I've ridden a couple of centuries and have relied on the oft-published training guides...I'm familiar with building base miles, adding miles up to 75 miles, tapering, etc.
I am planning on another century in a couple of months, and with work schedules and declining hours of daylight I'm having a hard time with fitting in the longer rides. Is riding twice in one day, say 35mi in the morning and 35mi in the evening, the same or close to a 70mi ride? Is this effective training? |
I don't know if I'm in the minority, but after my first century, I stopped training for them. I just do my regular rides every day. 30 miles here. 40 there. 20 this day. Whatever I feel like. Once I knew what 100 miles felt like, it was easy enough to gauge whether I was ready for another in the week leading up. I think you'd be good to go with your 35 miles as long as it is close to the terrain you're going to be doing in the century.

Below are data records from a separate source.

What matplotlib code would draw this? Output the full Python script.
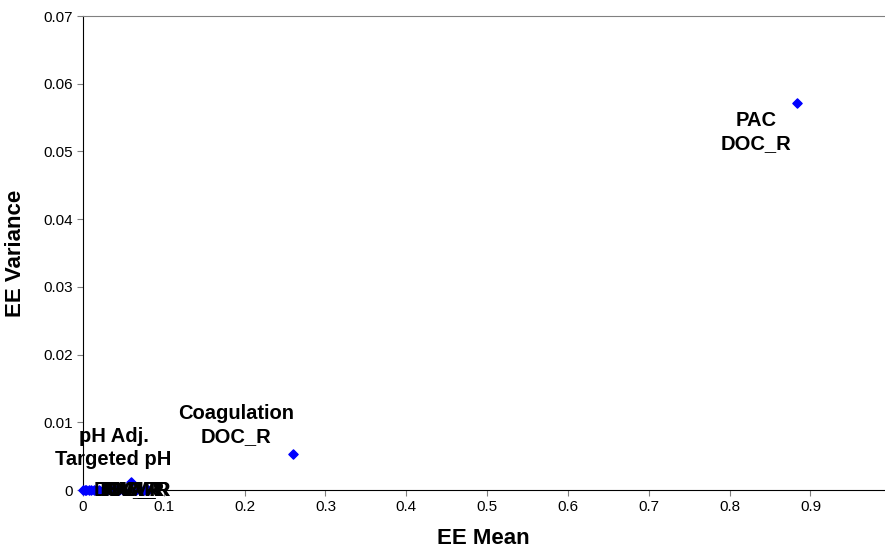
import matplotlib
matplotlib.use("Agg")
import matplotlib.pyplot as plt

plt.rcParams['font.family'] = ['Liberation Sans', 'DejaVu Sans']

# EE mean / variance per treatment
ee_mean = [0.0, 0.002, 0.004, 0.007, 0.010, 0.013, 0.016, 0.020, 0.025, 0.030,
           0.035, 0.040, 0.045, 0.050, 0.059, 0.065, 0.070, 0.075, 0.080,
           0.26, 0.883]
ee_var = [0.0, 0.0, 0.0, 0.0, 0.0, 0.0, 0.0, 0.0, 0.0, 0.0,
          0.0, 0.0, 0.0, 0.0, 0.0012, 0.0, 0.0, 0.0, 0.0,
          0.0053, 0.0572]

# labelled points: (index, text, offset in points)
labels = [(20, "PAC\nDOC_R", (-29, -21)),
          (19, "Coagulation\nDOC_R", (-41, 21)),
          (0, "pH Adj.\nTargeted pH", (22, 30))]
clutter = ["DOC_R", "TOC_R", "UV_R", "SUVA", "THM_R", "HAA_R"]
clutter_x = [0.057, 0.059, 0.061, 0.063, 0.065, 0.066]

fig = plt.figure(figsize=(8.85, 5.52), dpi=100)
ax = fig.add_axes([83/885, 1-490/552, 801/885, 474/552])

ax.scatter(ee_mean, ee_var, marker='D', s=22, color='#0000ff', zorder=3,
           clip_on=False)

for i, txt, off in labels:
    ax.annotate(txt, (ee_mean[i], ee_var[i]), xytext=off,
                textcoords='offset points', ha='center', va='center',
                fontsize=14.5, fontweight='bold', linespacing=1.25)

for x, txt in zip(clutter_x, clutter):
    ax.annotate(txt, (x, 0), xytext=(0, 0), textcoords='offset points',
                ha='center', va='center', fontsize=14.5, fontweight='bold',
                zorder=4)

ax.set_xlim(0, 0.991)
ax.set_ylim(0, 0.07)
ax.set_xticks([0, 0.1, 0.2, 0.3, 0.4, 0.5, 0.6, 0.7, 0.8, 0.9])
ax.set_xticklabels(["0", "0.1", "0.2", "0.3", "0.4", "0.5", "0.6", "0.7", "0.8", "0.9"])
ax.set_yticks([0, 0.01, 0.02, 0.03, 0.04, 0.05, 0.06, 0.07])
ax.set_yticklabels(["0", "0.01", "0.02", "0.03", "0.04", "0.05", "0.06", "0.07"])
ax.tick_params(labelsize=11, direction='out', length=4, color='#808080')

ax.spines['right'].set_visible(False)
ax.spines['top'].set_color('#808080')
ax.spines['left'].set_color('black')
ax.spines['bottom'].set_color('black')

ax.set_xlabel("EE Mean", fontsize=16, fontweight='bold', labelpad=10)
ax.set_ylabel("EE Variance", fontsize=16, fontweight='bold', labelpad=12)

fig.savefig("out.png", dpi=100)
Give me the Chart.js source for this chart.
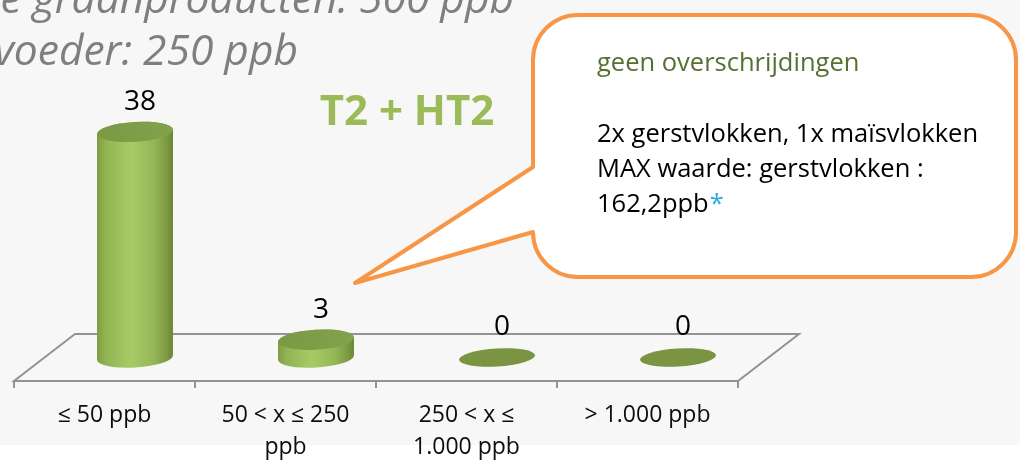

I think you said you'll be doing the GRR (I'll be there)? There is about 9k-10k ft of climbing on that ride. It was my first century and all I did was ride my normal 20-30 miles and then did a hilly metric the weekend prior. Worked for me. So, just make sure you get some hills in your rides and I think you'll be on the right track. |
mirona, I've wondered about that too. My last century was in June. I continue to ride -- 15-30mi a day 6x/week. For this reason, I had only planned to do the last 4 weeks of the century training guide...basically that would be my normal rides with 4 long rides added in. I'm feeling good in general, but would like to crush the GRR if possible and not "just finish." It's probably good advice to focus on some extra climbing!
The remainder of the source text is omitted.